*Exercise*
Below are some records: retype them all exactly, but not the pictures.

*Material provided*
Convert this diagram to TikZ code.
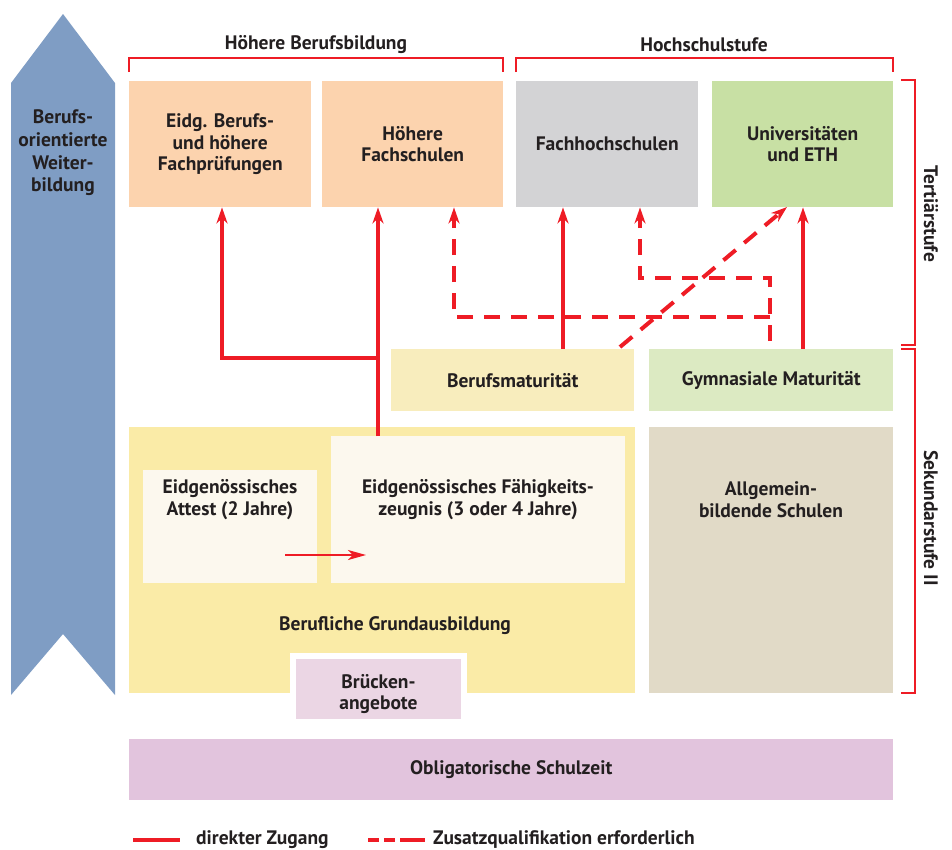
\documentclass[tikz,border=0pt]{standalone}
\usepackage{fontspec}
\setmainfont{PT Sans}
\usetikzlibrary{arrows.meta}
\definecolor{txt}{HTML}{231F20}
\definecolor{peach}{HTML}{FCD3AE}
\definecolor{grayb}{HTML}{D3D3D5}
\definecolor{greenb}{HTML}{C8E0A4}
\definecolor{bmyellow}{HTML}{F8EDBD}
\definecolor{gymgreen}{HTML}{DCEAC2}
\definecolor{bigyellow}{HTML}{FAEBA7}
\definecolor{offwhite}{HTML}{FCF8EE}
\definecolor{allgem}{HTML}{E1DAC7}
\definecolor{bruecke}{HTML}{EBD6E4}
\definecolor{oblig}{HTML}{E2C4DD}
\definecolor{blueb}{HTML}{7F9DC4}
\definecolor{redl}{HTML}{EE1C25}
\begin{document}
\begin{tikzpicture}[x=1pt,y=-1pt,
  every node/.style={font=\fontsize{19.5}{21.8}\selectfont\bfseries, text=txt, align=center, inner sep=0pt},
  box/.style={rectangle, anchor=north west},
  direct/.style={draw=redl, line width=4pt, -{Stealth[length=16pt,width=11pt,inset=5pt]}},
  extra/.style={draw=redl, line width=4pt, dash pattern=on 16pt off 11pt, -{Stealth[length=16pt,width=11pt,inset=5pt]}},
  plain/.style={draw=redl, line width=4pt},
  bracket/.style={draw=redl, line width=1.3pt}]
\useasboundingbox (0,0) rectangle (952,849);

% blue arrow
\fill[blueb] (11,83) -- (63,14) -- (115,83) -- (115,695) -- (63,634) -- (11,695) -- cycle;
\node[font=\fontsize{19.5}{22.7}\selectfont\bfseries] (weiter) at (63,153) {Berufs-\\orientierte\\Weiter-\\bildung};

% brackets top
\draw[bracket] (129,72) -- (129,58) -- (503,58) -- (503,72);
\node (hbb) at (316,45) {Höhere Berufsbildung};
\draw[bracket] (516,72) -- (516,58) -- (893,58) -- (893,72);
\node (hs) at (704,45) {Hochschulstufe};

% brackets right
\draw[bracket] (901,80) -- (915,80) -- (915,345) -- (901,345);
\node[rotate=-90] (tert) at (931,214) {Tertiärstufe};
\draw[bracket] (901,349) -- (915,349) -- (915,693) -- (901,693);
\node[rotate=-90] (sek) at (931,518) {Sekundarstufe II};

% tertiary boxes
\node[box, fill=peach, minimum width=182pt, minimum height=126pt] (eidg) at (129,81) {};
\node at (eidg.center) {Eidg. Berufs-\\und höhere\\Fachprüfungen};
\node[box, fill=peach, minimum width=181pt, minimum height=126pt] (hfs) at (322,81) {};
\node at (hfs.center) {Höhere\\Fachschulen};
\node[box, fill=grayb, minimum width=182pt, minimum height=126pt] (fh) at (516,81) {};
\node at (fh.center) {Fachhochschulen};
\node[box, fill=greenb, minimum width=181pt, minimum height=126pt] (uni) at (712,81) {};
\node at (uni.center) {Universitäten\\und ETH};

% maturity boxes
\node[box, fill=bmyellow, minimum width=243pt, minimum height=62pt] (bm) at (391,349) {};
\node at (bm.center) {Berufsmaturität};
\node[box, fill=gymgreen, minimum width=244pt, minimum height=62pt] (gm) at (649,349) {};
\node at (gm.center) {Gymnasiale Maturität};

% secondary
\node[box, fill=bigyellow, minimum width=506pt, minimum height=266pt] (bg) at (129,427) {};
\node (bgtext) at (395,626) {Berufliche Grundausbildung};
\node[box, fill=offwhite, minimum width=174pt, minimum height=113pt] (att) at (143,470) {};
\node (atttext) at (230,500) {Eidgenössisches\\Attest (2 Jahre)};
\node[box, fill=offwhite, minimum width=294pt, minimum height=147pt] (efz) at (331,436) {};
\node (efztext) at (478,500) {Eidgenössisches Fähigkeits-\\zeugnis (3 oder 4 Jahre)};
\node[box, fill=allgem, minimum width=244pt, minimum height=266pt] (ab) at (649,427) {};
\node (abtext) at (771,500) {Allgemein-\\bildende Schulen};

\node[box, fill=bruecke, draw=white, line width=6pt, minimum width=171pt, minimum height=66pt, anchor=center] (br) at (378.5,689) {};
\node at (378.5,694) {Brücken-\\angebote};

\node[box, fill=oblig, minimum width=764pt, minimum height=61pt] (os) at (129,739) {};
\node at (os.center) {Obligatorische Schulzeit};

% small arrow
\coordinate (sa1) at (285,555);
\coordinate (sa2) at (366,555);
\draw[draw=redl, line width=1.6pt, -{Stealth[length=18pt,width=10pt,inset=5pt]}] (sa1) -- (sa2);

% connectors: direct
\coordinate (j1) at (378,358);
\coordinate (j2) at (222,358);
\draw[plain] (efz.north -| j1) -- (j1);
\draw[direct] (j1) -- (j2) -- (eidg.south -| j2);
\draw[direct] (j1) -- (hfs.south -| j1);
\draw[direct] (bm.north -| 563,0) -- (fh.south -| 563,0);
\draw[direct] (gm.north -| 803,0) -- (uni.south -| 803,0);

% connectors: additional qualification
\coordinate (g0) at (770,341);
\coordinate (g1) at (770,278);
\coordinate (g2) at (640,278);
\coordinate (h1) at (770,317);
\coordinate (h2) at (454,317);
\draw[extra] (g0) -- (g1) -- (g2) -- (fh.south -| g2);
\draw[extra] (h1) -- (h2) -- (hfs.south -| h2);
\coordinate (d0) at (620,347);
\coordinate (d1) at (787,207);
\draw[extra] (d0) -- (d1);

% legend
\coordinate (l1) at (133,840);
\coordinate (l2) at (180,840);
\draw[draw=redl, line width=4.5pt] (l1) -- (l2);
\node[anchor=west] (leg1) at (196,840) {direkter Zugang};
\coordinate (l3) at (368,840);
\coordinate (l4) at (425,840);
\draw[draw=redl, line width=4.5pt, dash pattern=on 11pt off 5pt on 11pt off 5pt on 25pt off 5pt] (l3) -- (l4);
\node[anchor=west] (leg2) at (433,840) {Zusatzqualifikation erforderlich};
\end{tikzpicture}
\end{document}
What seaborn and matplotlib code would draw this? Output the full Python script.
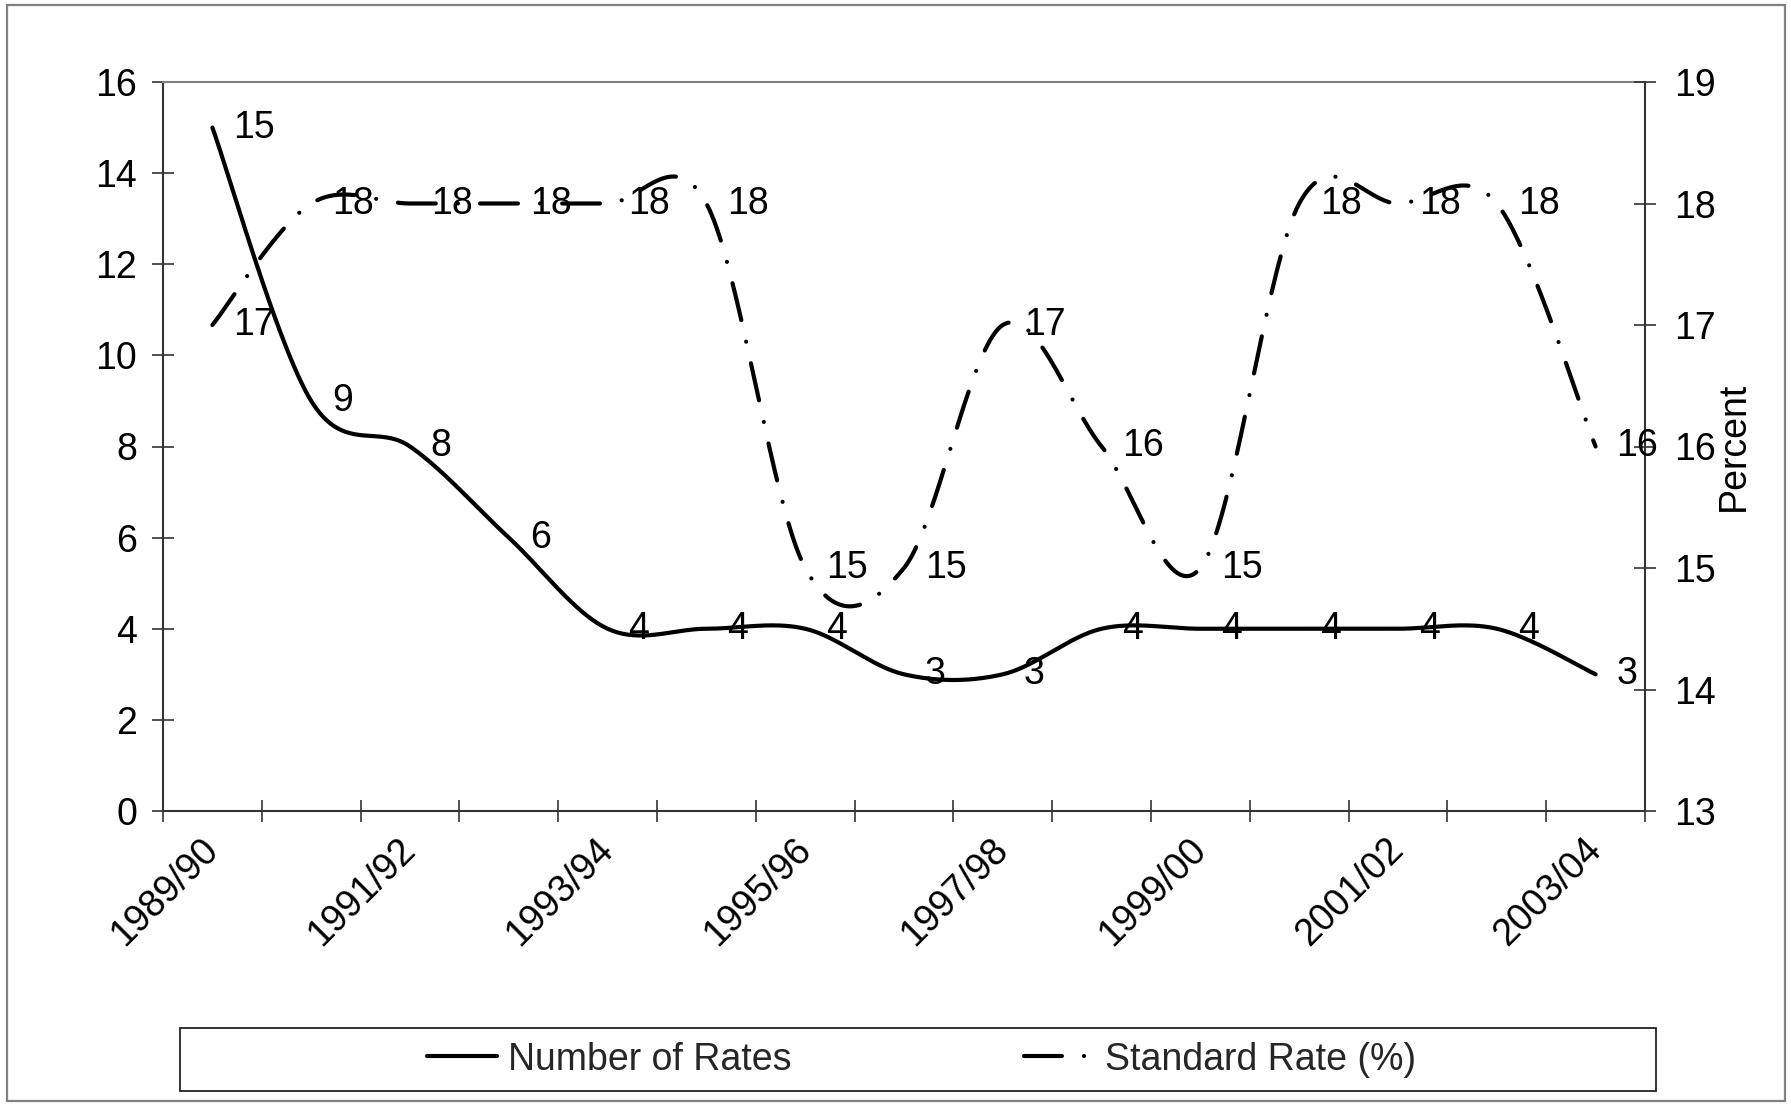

*Final result*
Convert this diagram to TikZ code.
\documentclass[tikz,border=0pt]{standalone}
\usepackage{fontspec}
\setmainfont{PT Sans}
\usetikzlibrary{arrows.meta}
\definecolor{txt}{HTML}{231F20}
\definecolor{peach}{HTML}{FCD3AE}
\definecolor{grayb}{HTML}{D3D3D5}
\definecolor{greenb}{HTML}{C8E0A4}
\definecolor{bmyellow}{HTML}{F8EDBD}
\definecolor{gymgreen}{HTML}{DCEAC2}
\definecolor{bigyellow}{HTML}{FAEBA7}
\definecolor{offwhite}{HTML}{FCF8EE}
\definecolor{allgem}{HTML}{E1DAC7}
\definecolor{bruecke}{HTML}{EBD6E4}
\definecolor{oblig}{HTML}{E2C4DD}
\definecolor{blueb}{HTML}{7F9DC4}
\definecolor{redl}{HTML}{EE1C25}
\begin{document}
\begin{tikzpicture}[x=1pt,y=-1pt,
  every node/.style={font=\fontsize{19.5}{21.8}\selectfont\bfseries, text=txt, align=center, inner sep=0pt},
  box/.style={rectangle, anchor=north west},
  direct/.style={draw=redl, line width=4pt, -{Stealth[length=16pt,width=11pt,inset=5pt]}},
  extra/.style={draw=redl, line width=4pt, dash pattern=on 16pt off 11pt, -{Stealth[length=16pt,width=11pt,inset=5pt]}},
  plain/.style={draw=redl, line width=4pt},
  bracket/.style={draw=redl, line width=1.3pt}]
\useasboundingbox (0,0) rectangle (952,849);

% blue arrow
\fill[blueb] (11,83) -- (63,14) -- (115,83) -- (115,695) -- (63,634) -- (11,695) -- cycle;
\node[font=\fontsize{19.5}{22.7}\selectfont\bfseries] (weiter) at (63,153) {Berufs-\\orientierte\\Weiter-\\bildung};

% brackets top
\draw[bracket] (129,72) -- (129,58) -- (503,58) -- (503,72);
\node (hbb) at (316,45) {Höhere Berufsbildung};
\draw[bracket] (516,72) -- (516,58) -- (893,58) -- (893,72);
\node (hs) at (704,45) {Hochschulstufe};

% brackets right
\draw[bracket] (901,80) -- (915,80) -- (915,345) -- (901,345);
\node[rotate=-90] (tert) at (931,214) {Tertiärstufe};
\draw[bracket] (901,349) -- (915,349) -- (915,693) -- (901,693);
\node[rotate=-90] (sek) at (931,518) {Sekundarstufe II};

% tertiary boxes
\node[box, fill=peach, minimum width=182pt, minimum height=126pt] (eidg) at (129,81) {};
\node at (eidg.center) {Eidg. Berufs-\\und höhere\\Fachprüfungen};
\node[box, fill=peach, minimum width=181pt, minimum height=126pt] (hfs) at (322,81) {};
\node at (hfs.center) {Höhere\\Fachschulen};
\node[box, fill=grayb, minimum width=182pt, minimum height=126pt] (fh) at (516,81) {};
\node at (fh.center) {Fachhochschulen};
\node[box, fill=greenb, minimum width=181pt, minimum height=126pt] (uni) at (712,81) {};
\node at (uni.center) {Universitäten\\und ETH};

% maturity boxes
\node[box, fill=bmyellow, minimum width=243pt, minimum height=62pt] (bm) at (391,349) {};
\node at (bm.center) {Berufsmaturität};
\node[box, fill=gymgreen, minimum width=244pt, minimum height=62pt] (gm) at (649,349) {};
\node at (gm.center) {Gymnasiale Maturität};

% secondary
\node[box, fill=bigyellow, minimum width=506pt, minimum height=266pt] (bg) at (129,427) {};
\node (bgtext) at (395,626) {Berufliche Grundausbildung};
\node[box, fill=offwhite, minimum width=174pt, minimum height=113pt] (att) at (143,470) {};
\node (atttext) at (230,500) {Eidgenössisches\\Attest (2 Jahre)};
\node[box, fill=offwhite, minimum width=294pt, minimum height=147pt] (efz) at (331,436) {};
\node (efztext) at (478,500) {Eidgenössisches Fähigkeits-\\zeugnis (3 oder 4 Jahre)};
\node[box, fill=allgem, minimum width=244pt, minimum height=266pt] (ab) at (649,427) {};
\node (abtext) at (771,500) {Allgemein-\\bildende Schulen};

\node[box, fill=bruecke, draw=white, line width=6pt, minimum width=171pt, minimum height=66pt, anchor=center] (br) at (378.5,689) {};
\node at (378.5,694) {Brücken-\\angebote};

\node[box, fill=oblig, minimum width=764pt, minimum height=61pt] (os) at (129,739) {};
\node at (os.center) {Obligatorische Schulzeit};

% small arrow
\coordinate (sa1) at (285,555);
\coordinate (sa2) at (366,555);
\draw[draw=redl, line width=1.6pt, -{Stealth[length=18pt,width=10pt,inset=5pt]}] (sa1) -- (sa2);

% connectors: direct
\coordinate (j1) at (378,358);
\coordinate (j2) at (222,358);
\draw[plain] (efz.north -| j1) -- (j1);
\draw[direct] (j1) -- (j2) -- (eidg.south -| j2);
\draw[direct] (j1) -- (hfs.south -| j1);
\draw[direct] (bm.north -| 563,0) -- (fh.south -| 563,0);
\draw[direct] (gm.north -| 803,0) -- (uni.south -| 803,0);

% connectors: additional qualification
\coordinate (g0) at (770,341);
\coordinate (g1) at (770,278);
\coordinate (g2) at (640,278);
\coordinate (h1) at (770,317);
\coordinate (h2) at (454,317);
\draw[extra] (g0) -- (g1) -- (g2) -- (fh.south -| g2);
\draw[extra] (h1) -- (h2) -- (hfs.south -| h2);
\coordinate (d0) at (620,347);
\coordinate (d1) at (787,207);
\draw[extra] (d0) -- (d1);

% legend
\coordinate (l1) at (133,840);
\coordinate (l2) at (180,840);
\draw[draw=redl, line width=4.5pt] (l1) -- (l2);
\node[anchor=west] (leg1) at (196,840) {direkter Zugang};
\coordinate (l3) at (368,840);
\coordinate (l4) at (425,840);
\draw[draw=redl, line width=4.5pt, dash pattern=on 11pt off 5pt on 11pt off 5pt on 25pt off 5pt] (l3) -- (l4);
\node[anchor=west] (leg2) at (433,840) {Zusatzqualifikation erforderlich};
\end{tikzpicture}
\end{document}
What seaborn and matplotlib code would draw this? Output the full Python script.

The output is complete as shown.